15:02 PM

First Cohort Positioning for Success in AAS Program for General Business

The first cohort for the University of St. Thomas-Houston’s completely online Associate of Applied Science Degree in General Business program is going into their second year. Focusing on in-demand skills, the two-year business degree through The Kolbe School of Innovation and Professional Studies positions students for success.

Gain Relevant Knowledge

Margaret Flores, AAS in General Business student“It’s as if the classes are talking directly to me about what’s going on at work now,” Margaret Flores, administrator at St. Anne’s Catholic School, said. “At work, we’re dealing with communications, leadership, management and accounting. So, this degree program came at a perfect time for me.”

Flores is a wife and mother to grown children. The nontraditional student said an associate degree will add to her professional options while expanding her business knowledge.

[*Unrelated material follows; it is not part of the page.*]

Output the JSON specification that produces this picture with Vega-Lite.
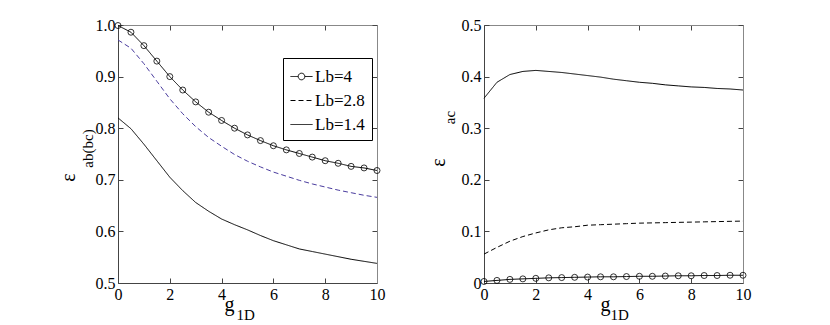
{
  "$schema": "https://vega.github.io/schema/vega-lite/v6.json",
  "background": "white",
  "padding": {"left": 58, "top": 17, "right": 5, "bottom": 0},
  "datasets": {
    "left": [
      {"g": 0, "v": 0.999, "series": "Lb=4"}, {"g": 0.5, "v": 0.986, "series": "Lb=4"}, {"g": 1, "v": 0.96, "series": "Lb=4"}, {"g": 1.5, "v": 0.93, "series": "Lb=4"}, {"g": 2, "v": 0.9, "series": "Lb=4"}, {"g": 2.5, "v": 0.874, "series": "Lb=4"}, {"g": 3, "v": 0.851, "series": "Lb=4"}, {"g": 3.5, "v": 0.831, "series": "Lb=4"}, {"g": 4, "v": 0.815, "series": "Lb=4"}, {"g": 4.5, "v": 0.8, "series": "Lb=4"}, {"g": 5, "v": 0.787, "series": "Lb=4"}, {"g": 5.5, "v": 0.776, "series": "Lb=4"}, {"g": 6, "v": 0.766, "series": "Lb=4"}, {"g": 6.5, "v": 0.758, "series": "Lb=4"}, {"g": 7, "v": 0.751, "series": "Lb=4"}, {"g": 7.5, "v": 0.744, "series": "Lb=4"}, {"g": 8, "v": 0.737, "series": "Lb=4"}, {"g": 8.5, "v": 0.732, "series": "Lb=4"}, {"g": 9, "v": 0.726, "series": "Lb=4"}, {"g": 9.5, "v": 0.723, "series": "Lb=4"}, {"g": 10, "v": 0.718, "series": "Lb=4"},
      {"g": 0, "v": 0.971, "series": "Lb=2.8"}, {"g": 0.5, "v": 0.955, "series": "Lb=2.8"}, {"g": 1, "v": 0.925, "series": "Lb=2.8"}, {"g": 1.5, "v": 0.891, "series": "Lb=2.8"}, {"g": 2, "v": 0.857, "series": "Lb=2.8"}, {"g": 2.5, "v": 0.828, "series": "Lb=2.8"}, {"g": 3, "v": 0.803, "series": "Lb=2.8"}, {"g": 3.5, "v": 0.782, "series": "Lb=2.8"}, {"g": 4, "v": 0.765, "series": "Lb=2.8"}, {"g": 4.5, "v": 0.749, "series": "Lb=2.8"}, {"g": 5, "v": 0.736, "series": "Lb=2.8"}, {"g": 5.5, "v": 0.725, "series": "Lb=2.8"}, {"g": 6, "v": 0.715, "series": "Lb=2.8"}, {"g": 6.5, "v": 0.707, "series": "Lb=2.8"}, {"g": 7, "v": 0.699, "series": "Lb=2.8"}, {"g": 7.5, "v": 0.692, "series": "Lb=2.8"}, {"g": 8, "v": 0.686, "series": "Lb=2.8"}, {"g": 8.5, "v": 0.68, "series": "Lb=2.8"}, {"g": 9, "v": 0.675, "series": "Lb=2.8"}, {"g": 9.5, "v": 0.67, "series": "Lb=2.8"}, {"g": 10, "v": 0.666, "series": "Lb=2.8"},
      {"g": 0, "v": 0.82, "series": "Lb=1.4"}, {"g": 0.5, "v": 0.799, "series": "Lb=1.4"}, {"g": 1, "v": 0.769, "series": "Lb=1.4"}, {"g": 1.5, "v": 0.737, "series": "Lb=1.4"}, {"g": 2, "v": 0.705, "series": "Lb=1.4"}, {"g": 2.5, "v": 0.679, "series": "Lb=1.4"}, {"g": 3, "v": 0.656, "series": "Lb=1.4"}, {"g": 3.5, "v": 0.639, "series": "Lb=1.4"}, {"g": 4, "v": 0.624, "series": "Lb=1.4"}, {"g": 4.5, "v": 0.613, "series": "Lb=1.4"}, {"g": 5, "v": 0.603, "series": "Lb=1.4"}, {"g": 5.5, "v": 0.592, "series": "Lb=1.4"}, {"g": 6, "v": 0.582, "series": "Lb=1.4"}, {"g": 6.5, "v": 0.574, "series": "Lb=1.4"}, {"g": 7, "v": 0.566, "series": "Lb=1.4"}, {"g": 7.5, "v": 0.561, "series": "Lb=1.4"}, {"g": 8, "v": 0.556, "series": "Lb=1.4"}, {"g": 8.5, "v": 0.551, "series": "Lb=1.4"}, {"g": 9, "v": 0.546, "series": "Lb=1.4"}, {"g": 9.5, "v": 0.542, "series": "Lb=1.4"}, {"g": 10, "v": 0.538, "series": "Lb=1.4"}
    ],
    "right": [
      {"g": 0, "v": 0.003, "series": "Lb=4"}, {"g": 0.5, "v": 0.005, "series": "Lb=4"}, {"g": 1, "v": 0.007, "series": "Lb=4"}, {"g": 1.5, "v": 0.008, "series": "Lb=4"}, {"g": 2, "v": 0.009, "series": "Lb=4"}, {"g": 2.5, "v": 0.01, "series": "Lb=4"}, {"g": 3, "v": 0.0105, "series": "Lb=4"}, {"g": 3.5, "v": 0.011, "series": "Lb=4"}, {"g": 4, "v": 0.0115, "series": "Lb=4"}, {"g": 4.5, "v": 0.012, "series": "Lb=4"}, {"g": 5, "v": 0.012, "series": "Lb=4"}, {"g": 5.5, "v": 0.0125, "series": "Lb=4"}, {"g": 6, "v": 0.013, "series": "Lb=4"}, {"g": 6.5, "v": 0.013, "series": "Lb=4"}, {"g": 7, "v": 0.0135, "series": "Lb=4"}, {"g": 7.5, "v": 0.014, "series": "Lb=4"}, {"g": 8, "v": 0.014, "series": "Lb=4"}, {"g": 8.5, "v": 0.0145, "series": "Lb=4"}, {"g": 9, "v": 0.0145, "series": "Lb=4"}, {"g": 9.5, "v": 0.015, "series": "Lb=4"}, {"g": 10, "v": 0.015, "series": "Lb=4"},
      {"g": 0, "v": 0.056, "series": "Lb=2.8"}, {"g": 0.5, "v": 0.069, "series": "Lb=2.8"}, {"g": 1, "v": 0.081, "series": "Lb=2.8"}, {"g": 1.5, "v": 0.09, "series": "Lb=2.8"}, {"g": 2, "v": 0.097, "series": "Lb=2.8"}, {"g": 2.5, "v": 0.103, "series": "Lb=2.8"}, {"g": 3, "v": 0.107, "series": "Lb=2.8"}, {"g": 3.5, "v": 0.109, "series": "Lb=2.8"}, {"g": 4, "v": 0.112, "series": "Lb=2.8"}, {"g": 4.5, "v": 0.113, "series": "Lb=2.8"}, {"g": 5, "v": 0.114, "series": "Lb=2.8"}, {"g": 5.5, "v": 0.115, "series": "Lb=2.8"}, {"g": 6, "v": 0.116, "series": "Lb=2.8"}, {"g": 6.5, "v": 0.1165, "series": "Lb=2.8"}, {"g": 7, "v": 0.117, "series": "Lb=2.8"}, {"g": 7.5, "v": 0.1175, "series": "Lb=2.8"}, {"g": 8, "v": 0.118, "series": "Lb=2.8"}, {"g": 8.5, "v": 0.1185, "series": "Lb=2.8"}, {"g": 9, "v": 0.119, "series": "Lb=2.8"}, {"g": 9.5, "v": 0.1195, "series": "Lb=2.8"}, {"g": 10, "v": 0.12, "series": "Lb=2.8"},
      {"g": 0, "v": 0.358, "series": "Lb=1.4"}, {"g": 0.5, "v": 0.389, "series": "Lb=1.4"}, {"g": 1, "v": 0.404, "series": "Lb=1.4"}, {"g": 1.5, "v": 0.41, "series": "Lb=1.4"}, {"g": 2, "v": 0.412, "series": "Lb=1.4"}, {"g": 2.5, "v": 0.41, "series": "Lb=1.4"}, {"g": 3, "v": 0.408, "series": "Lb=1.4"}, {"g": 3.5, "v": 0.405, "series": "Lb=1.4"}, {"g": 4, "v": 0.402, "series": "Lb=1.4"}, {"g": 4.5, "v": 0.399, "series": "Lb=1.4"}, {"g": 5, "v": 0.395, "series": "Lb=1.4"}, {"g": 5.5, "v": 0.392, "series": "Lb=1.4"}, {"g": 6, "v": 0.389, "series": "Lb=1.4"}, {"g": 6.5, "v": 0.387, "series": "Lb=1.4"}, {"g": 7, "v": 0.384, "series": "Lb=1.4"}, {"g": 7.5, "v": 0.382, "series": "Lb=1.4"}, {"g": 8, "v": 0.38, "series": "Lb=1.4"}, {"g": 8.5, "v": 0.379, "series": "Lb=1.4"}, {"g": 9, "v": 0.377, "series": "Lb=1.4"}, {"g": 9.5, "v": 0.376, "series": "Lb=1.4"}, {"g": 10, "v": 0.374, "series": "Lb=1.4"}
    ]
  },
  "hconcat": [
    {
      "width": 259,
      "height": 258,
      "layer": [
        {
          "data": {"name": "left"},
          "mark": {"type": "line", "strokeWidth": 1},
          "encoding": {
            "x": {"field": "g", "type": "quantitative", "scale": {"domain": [0, 10], "nice": false, "zero": false},
              "axis": {"orient": "bottom", "values": [0, 2, 4, 6, 8, 10], "format": "d", "labelFont": "Liberation Serif", "titleFont": "Liberation Serif", "title": "g", "titleAlign": "left", "titleBaseline": "alphabetic", "titleX": 106, "titleY": 27, "titleAngle": 0}},
            "y": {"field": "v", "type": "quantitative", "scale": {"domain": [0.5, 1], "nice": false, "zero": false},
              "axis": {"orient": "left", "values": [0.5, 0.6, 0.7, 0.8, 0.9, 1.0], "format": ".1f", "labelFont": "Liberation Serif", "titleFont": "Liberation Serif", "title": "ε", "titleAlign": "center", "titleBaseline": "alphabetic", "titleAngle": -90, "titleX": -44, "titleY": 152}},
            "strokeDash": {"field": "series", "type": "nominal",
              "scale": {"domain": ["Lb=4", "Lb=2.8", "Lb=1.4"], "range": [[1, 0], [5, 3], [1, 0]]},
              "legend": {"title": null, "orient": "none", "legendX": 165, "legendY": 33, "strokeColor": "black", "fillColor": "white", "padding": 7, "symbolSize": 484, "rowPadding": 4, "labelOffset": 2, "labelFont": "Liberation Serif", "labelFontSize": 17,
                "encode": {"symbols": {"update": {"shape": {"signal": "datum.value === 'Lb=4' ? 'M-1,0L-0.3,0M0.3,0L1,0M0.3,0A0.3,0.3,0,1,1,-0.3,0A0.3,0.3,0,1,1,0.3,0' : 'stroke'"}, "fill": {"value": "transparent"}}}}}},
            "color": {"condition": {"test": "datum.series === 'Lb=2.8'", "value": "#4a3c9e"}, "value": "black"}
          }
        },
        {
          "data": {"name": "left"},
          "transform": [{"filter": "datum.series === 'Lb=4'"}],
          "mark": {"type": "point", "shape": "circle", "filled": false, "size": 36, "stroke": "black", "strokeWidth": 0.8, "opacity": 1},
          "encoding": {
            "x": {"field": "g", "type": "quantitative", "scale": {"domain": [0, 10], "nice": false, "zero": false},
              "axis": {"orient": "top", "values": [0, 2, 4, 6, 8, 10], "labels": false, "domainColor": "#888", "titleFont": "Liberation Serif", "title": "1D", "titleFontSize": 15, "titleAlign": "left", "titleBaseline": "alphabetic", "titleX": 118, "titleY": 294, "titleAngle": 0}},
            "y": {"field": "v", "type": "quantitative", "scale": {"domain": [0.5, 1], "nice": false, "zero": false},
              "axis": {"orient": "right", "values": [0.5, 0.6, 0.7, 0.8, 0.9, 1.0], "labels": false, "domainColor": "#888", "titleFont": "Liberation Serif", "title": "ab(bc)", "titleFontSize": 15, "titleAlign": "center", "titleBaseline": "alphabetic", "titleAngle": -90, "titleX": -285, "titleY": 123}}
          }
        }
      ],
      "resolve": {"axis": {"x": "independent", "y": "independent"}}
    },
    {
      "width": 259,
      "height": 258,
      "layer": [
        {
          "data": {"name": "right"},
          "mark": {"type": "line", "strokeWidth": 1, "color": "black"},
          "encoding": {
            "x": {"field": "g", "type": "quantitative", "scale": {"domain": [0, 10], "nice": false, "zero": false},
              "axis": {"orient": "bottom", "values": [0, 2, 4, 6, 8, 10], "format": "d", "labelFont": "Liberation Serif", "titleFont": "Liberation Serif", "title": "g", "titleAlign": "left", "titleBaseline": "alphabetic", "titleX": 116, "titleY": 27, "titleAngle": 0}},
            "y": {"field": "v", "type": "quantitative", "scale": {"domain": [0, 0.5], "nice": false, "zero": false},
              "axis": {"orient": "left", "values": [0, 0.1, 0.2, 0.3, 0.4, 0.5], "labelExpr": "datum.value === 0 ? '0' : format(datum.value, '.1f')", "labelFont": "Liberation Serif", "titleFont": "Liberation Serif", "title": "ε", "titleAlign": "center", "titleBaseline": "alphabetic", "titleAngle": -90, "titleX": -40, "titleY": 137}},
            "strokeDash": {"field": "series", "type": "nominal",
              "scale": {"domain": ["Lb=4", "Lb=2.8", "Lb=1.4"], "range": [[1, 0], [5, 3], [1, 0]]},
              "legend": null}
          }
        },
        {
          "data": {"name": "right"},
          "transform": [{"filter": "datum.series === 'Lb=4'"}],
          "mark": {"type": "point", "shape": "circle", "filled": false, "size": 36, "stroke": "black", "strokeWidth": 0.8, "opacity": 1},
          "encoding": {
            "x": {"field": "g", "type": "quantitative", "scale": {"domain": [0, 10], "nice": false, "zero": false},
              "axis": {"orient": "top", "values": [0, 2, 4, 6, 8, 10], "labels": false, "domainColor": "#888", "titleFont": "Liberation Serif", "title": "1D", "titleFontSize": 15, "titleAlign": "left", "titleBaseline": "alphabetic", "titleX": 126, "titleY": 294, "titleAngle": 0}},
            "y": {"field": "v", "type": "quantitative", "scale": {"domain": [0, 0.5], "nice": false, "zero": false},
              "axis": {"orient": "right", "values": [0, 0.1, 0.2, 0.3, 0.4, 0.5], "labels": false, "domainColor": "#888", "titleFont": "Liberation Serif", "title": "ac", "titleFontSize": 15, "titleAlign": "center", "titleBaseline": "alphabetic", "titleAngle": -90, "titleX": -289, "titleY": 92}}
          }
        }
      ],
      "resolve": {"axis": {"x": "independent", "y": "independent"}}
    }
  ],
  "spacing": 43,
  "resolve": {"scale": {"strokeDash": "independent"}, "legend": {"strokeDash": "independent"}},
  "config": {
    "view": {"stroke": null},
    "font": "Liberation Serif",
    "axis": {"labelFont": "Liberation Serif", "titleFont": "Liberation Serif", "labelFontSize": 16, "titleFontSize": 20, "titleFontWeight": "normal", "labelColor": "black", "titleColor": "black", "grid": false, "domainColor": "#444", "domainWidth": 1, "tickColor": "#444", "tickSize": -5, "labelPadding": 8, "labelFlush": false, "labelOverlap": false, "titlePadding": 0},
    "legend": {"labelFont": "Liberation Serif", "labelFontSize": 17, "labelColor": "black", "symbolStrokeColor": "black", "symbolStrokeWidth": 1}
  }
}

Build Stackable Credentials

Associate Dean for the Cameron School of Business, Dr. Vinita Ramaswamy, said, “Within the associate degree, students are also getting mini-credentials—certificates and badges—which can stack on top of one another for expanded knowledge and competencies. They take their basics like accounting, economics, management, marketing and business fundamentals. Then, they build on that accounting knowledge by getting badges for Excel and QuickBooks. In addition, they enlarge their management knowledge with valuable add-ons for statistics, human resources and entrepreneurship. So, they’re building unique, stackable credentials.”

Improve Job Prospects

Ramaswamy adds there are plenty of job openings for an associate degree in business.

“They could become managers of retail stores, go into sales, become an administrative assistant, perform accounting or embark on entrepreneurship,” she said. “They may have their own business or want to start their own, so we give them the tools and skills.”

Degree Options

Given her progress in the program, Flores is starting to believe a B.A. is realistic for her. She is considering transitioning to UST’s 4-year program. Some other students may go for the 5-year program, which includes an MBA.

“The availability and encouragement of my professors mean a lot,” Flores remarked. “Plus, the technology of online courses works well for me. I can listen to a chapter and comprehend it much better than if I only read it. Also, doing things at my own pace makes the program possible for me.”

All UST business programs feature one of the hallmarks of St. Thomas—a strong emphasis on ethics in leadership.

Dean of The Kolbe School, Dr. Nicole McZeal Walters, said, “We are very pleased to offer this two-year program in General Business in partnership with our friends in the Cameron School of Business.”